Sunday, October 16, 2011

Baked, Stuffed Pumpkin

Last winter my brother-in-law Mike introduced me to a new foodie podcast (Splendid Table). So, of course, I had to listen to all the past episodes. One of the autumn guests was Dorie Greenspan talking about her baked, stuffed pumpkin. A little pie pumpkin stuffed with cheese, bread, and cream and baked. could that be bad!!! I wanted to make one!

The only bad thing was that when I was listening to the podcast, pumpkins were already out of season! Not a baking pumpkin in sight. So, I set a calendar reminder for the following October. So, last week, I got my iPhone reminder to make a baked, stuffed pumpkin (I freely admit how nerdy I am).

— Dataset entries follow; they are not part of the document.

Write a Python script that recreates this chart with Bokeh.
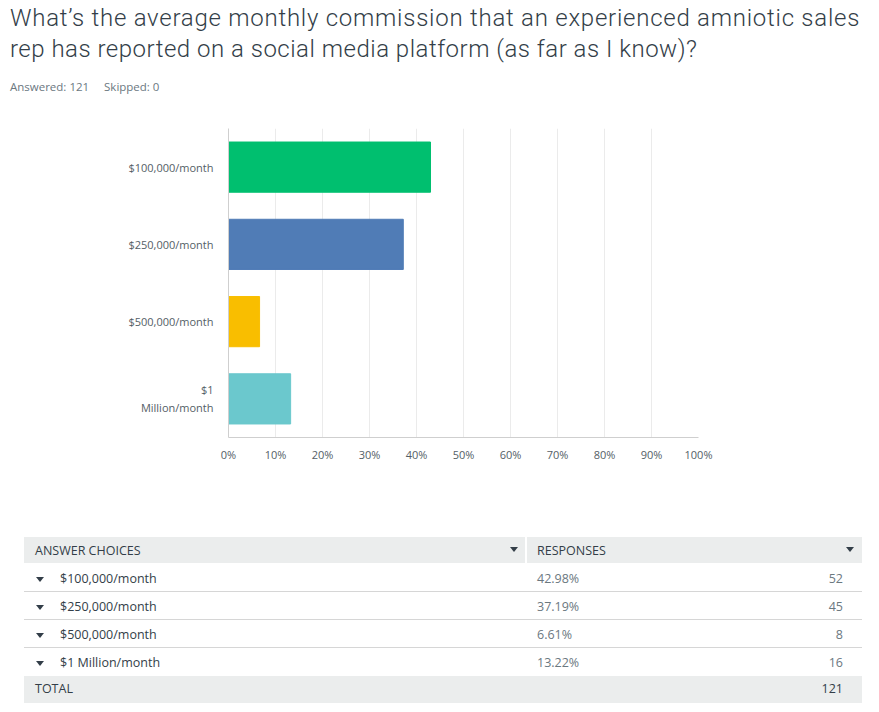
from bokeh.plotting import figure
from bokeh.layouts import column
from bokeh.models import Div, Range1d, FixedTicker, NumeralTickFormatter, ColumnDataSource
from bokeh.embed import file_html
from bokeh.resources import INLINE

# ---------------- data ----------------
title_line1 = "What\u2019s the average monthly commission that an experienced amniotic sales"
title_line2 = "rep has reported on a social media platform (as far as I know)?"
answered = 121
skipped = 0
choices = ["$100,000/month", "$250,000/month", "$500,000/month", "$1 Million/month"]
axis_labels = ["$100,000/month", "$250,000/month", "$500,000/month", "$1\nMillion/month"]
shares = [0.4298, 0.3719, 0.0661, 0.1322]
pct_labels = ["42.98%", "37.19%", "6.61%", "13.22%"]
counts = [52, 45, 8, 16]
total = 121
bar_colors = ["#00bf6f", "#507cb6", "#f9be00", "#6bc8cd"]
x_ticks = [0.0, 0.1, 0.2, 0.3, 0.4, 0.5, 0.6, 0.7, 0.8, 0.9, 1.0]

FONT = "Open Sans"
W = 879
DARK = "#333e48"
GREY = "#6b787f"

# ---------------- header ----------------
head = Div(
    text=(
        f'<div style="font-family:Roboto;font-weight:300;font-size:24px;line-height:31px;'
        f'color:{DARK};padding:3px 0 0 10px;white-space:nowrap;">'
        f'<span style="letter-spacing:0.75px;">{title_line1}</span><br>'
        f'<span style="letter-spacing:0.5px;">{title_line2}</span></div>'
        f'<div style="font-family:\'Open Sans\';font-size:11.5px;color:{GREY};padding:14px 10px 0 10px;">'
        f'Answered: {answered}&nbsp;&nbsp;&nbsp;&nbsp; Skipped: {skipped}</div>'
    ),
    width=W, height=110, margin=(0, 0, 0, 0),
)

# ---------------- chart ----------------
p = figure(
    width=W, height=410, y_range=axis_labels[::-1],
    x_range=Range1d(0, 1), output_backend="svg", toolbar_location=None,
    min_border_left=228, min_border_right=181, min_border_top=18, min_border_bottom=83,
    margin=(0, 0, 0, 0),
)
src = ColumnDataSource(dict(y=axis_labels, v=shares, c=bar_colors))
p.hbar(y="y", right="v", left=0, height=0.65, color="c", source=src)
p.outline_line_color = None
p.ygrid.grid_line_color = None
p.xgrid.grid_line_color = "#ebebeb"
p.xaxis.ticker = FixedTicker(ticks=x_ticks)
p.xgrid.ticker = FixedTicker(ticks=x_ticks)
p.xaxis.formatter = NumeralTickFormatter(format="0%")
for ax in (p.xaxis, p.yaxis):
    ax.axis_line_color = "#cfcfcf"
    ax.major_tick_line_color = None
    ax.minor_tick_line_color = None
    ax.major_label_text_font = FONT
    ax.major_label_text_font_size = "11px"
    ax.major_label_text_color = "#545e66"
p.xaxis.major_label_standoff = 3
p.yaxis.major_label_standoff = 9

# ---------------- table (HTML built from the arrays) ----------------
row_h = 28


def tri_at(x, y):
    return (f'<span style="position:absolute;left:{x}px;top:{y}px;width:0;height:0;'
            f'border-left:4px solid transparent;border-right:4px solid transparent;'
            f'border-top:5px solid {DARK};"></span>')


parts = []
parts.append(
    f'<div style="position:absolute;left:24px;top:17px;width:838px;height:26px;background:#ebeded;'
    f'line-height:28px;color:{DARK};">'
    f'<span style="position:absolute;left:11px;">ANSWER CHOICES</span>'
    f'{tri_at(486, 10)}'
    f'<span style="position:absolute;left:501px;top:0;width:2px;height:26px;background:#fff;"></span>'
    f'<span style="position:absolute;left:513px;">RESPONSES</span>'
    f'{tri_at(822, 10)}</div>'
)
top = 45
for i, (ch, pc, ct) in enumerate(zip(choices, pct_labels, counts)):
    border = "border-bottom:1px solid #d6d6d6;" if i < len(choices) - 1 else ""
    parts.append(
        f'<div style="position:absolute;left:24px;top:{top + i * row_h}px;width:838px;height:{row_h - 1 if border else row_h - 2}px;'
        f'{border}line-height:{row_h}px;">'
        f'{tri_at(12, 12)}'
        f'<span style="position:absolute;left:36px;color:{DARK};">{ch}</span>'
        f'<span style="position:absolute;left:513px;color:{GREY};">{pc}</span>'
        f'<span style="position:absolute;right:19px;color:{GREY};">{ct}</span></div>'
    )
ttop = 44 + row_h * len(choices)
parts.append(
    f'<div style="position:absolute;left:24px;top:{ttop}px;width:838px;height:27px;background:#ebeded;'
    f'line-height:26px;color:{DARK};">'
    f'<span style="position:absolute;left:11px;">TOTAL</span>'
    f'<span style="position:absolute;right:19px;">{total}</span></div>'
)
table = Div(
    text=(f'<div style="position:relative;width:{W}px;height:192px;font-family:\'Open Sans\';'
          f'font-size:12.5px;">' + "".join(parts) + '</div>'),
    width=W, height=192, margin=(0, 0, 0, 0),
)

layout = column(head, p, table, spacing=0)
open("out.html", "w").write(file_html(layout, INLINE))
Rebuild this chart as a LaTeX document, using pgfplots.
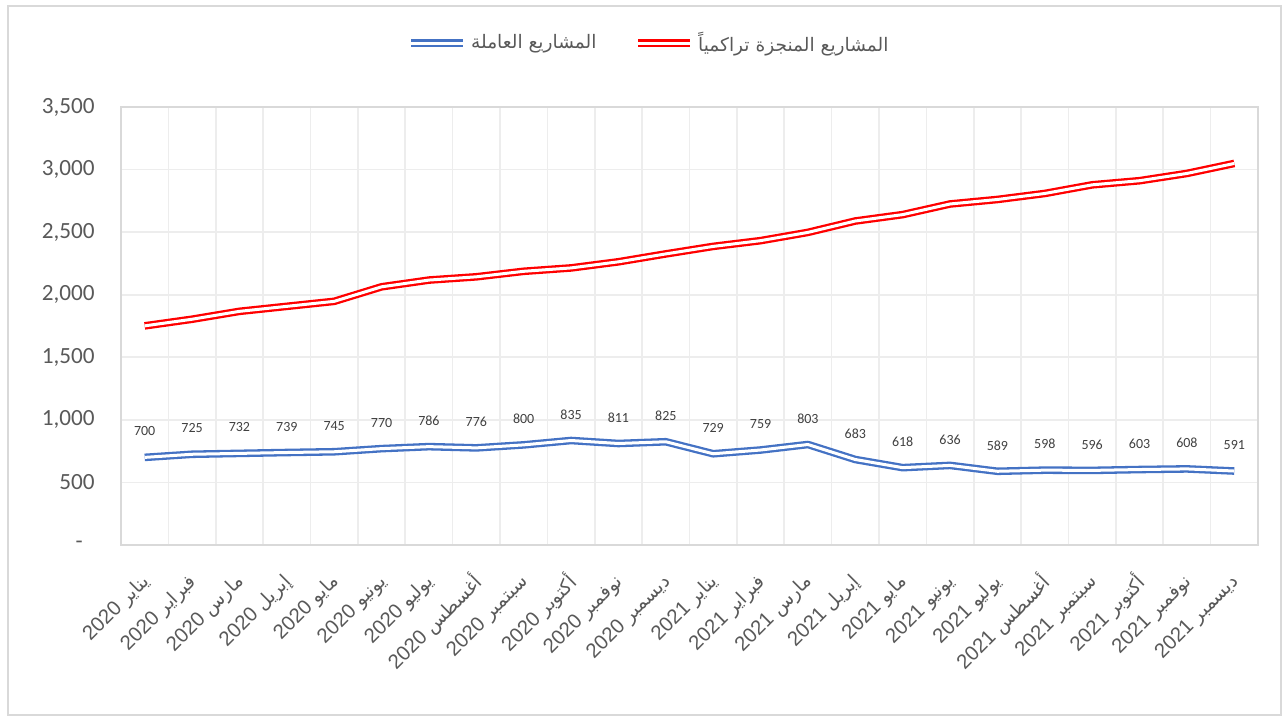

There is very little active prep time for this recipe - really only hollowing out a pumpkin and toasting up some bread if you don't already have some stale bread on hand. And, that's about it! The recipe calls for a 3 - 5 pound pumpkin. When I had already hollowed the pumpkin out, I had no clue how much it weighed. Thank goodness you buy them by the pound, so I could just consult my grocery store receipt! It looked like the standard pie pumpkin was about 3 - 3.5 pounds.This dish is best served table side. How impressive and elegant to serve your dinner out of a pumpkin!!!

Baked, Stuffed Pumpkin

Makes 2 very generous servings
1 pumpkin, about 3 pounds
Salt and freshly ground pepper
3 slices stale bread, thinly sliced and cut into 1/2-inch chunks
2 cups shredded cheddar cheese
2–4 garlic cloves (to taste), minced
4 strips bacon, cooked until crisp, drained, and chopped
About 1/4 cup snipped fresh chives or sliced scallions
1 tablespoon minced fresh thyme
About 1/3 cup heavy cream
Pinch of freshly grated nutmeg

***The link to her recipe has some great alternate stuffing ideas as well as storage and serving tips.***
Center a rack in the oven and preheat the oven to 350 degrees F. Line a baking sheet with foil [be warned: if moving the cooked pumpkin to a serving tray, it will be a little tricky!].
Using a very sturdy knife, cut a cap out of the top of the pumpkin. Work your knife around the top of the pumpkin at a 45-degree angle. You want to cut off enough of the top to make it easy for you to work inside the pumpkin. Scoop out the seeds and strings from the cap and from inside the pumpkin. Season the inside of the pumpkin generously with salt and pepper, and put it on the baking sheet or in the pot. 
Toss the bread, cheese, garlic, bacon, and herbs together in a bowl. Season with pepper and pack the mix into the pumpkin. The pumpkin should be well filled (don't be shy about stuffing the little guy!). Stir the cream with the nutmeg and some salt and pepper and pour it into the pumpkin. Play it by ear - you don't want the ingredients to swim in cream, but you do want them nicely moistened. 
Put the cap in place and bake the pumpkin for about 2 hours — check after 90 minutes — or until everything inside the pumpkin is bubbling and the flesh of the pumpkin is tender enough to be pierced easily with the tip of a knife. Because the pumpkin will have exuded liquid, remove the cap during the last 20 minutes or so, so that the liquid can bake away and the top of the stuffing can brown a little.
When the pumpkin is ready, very carefully bring it to the table or transfer it to a platter (I used two spatulas to maneuver the pump.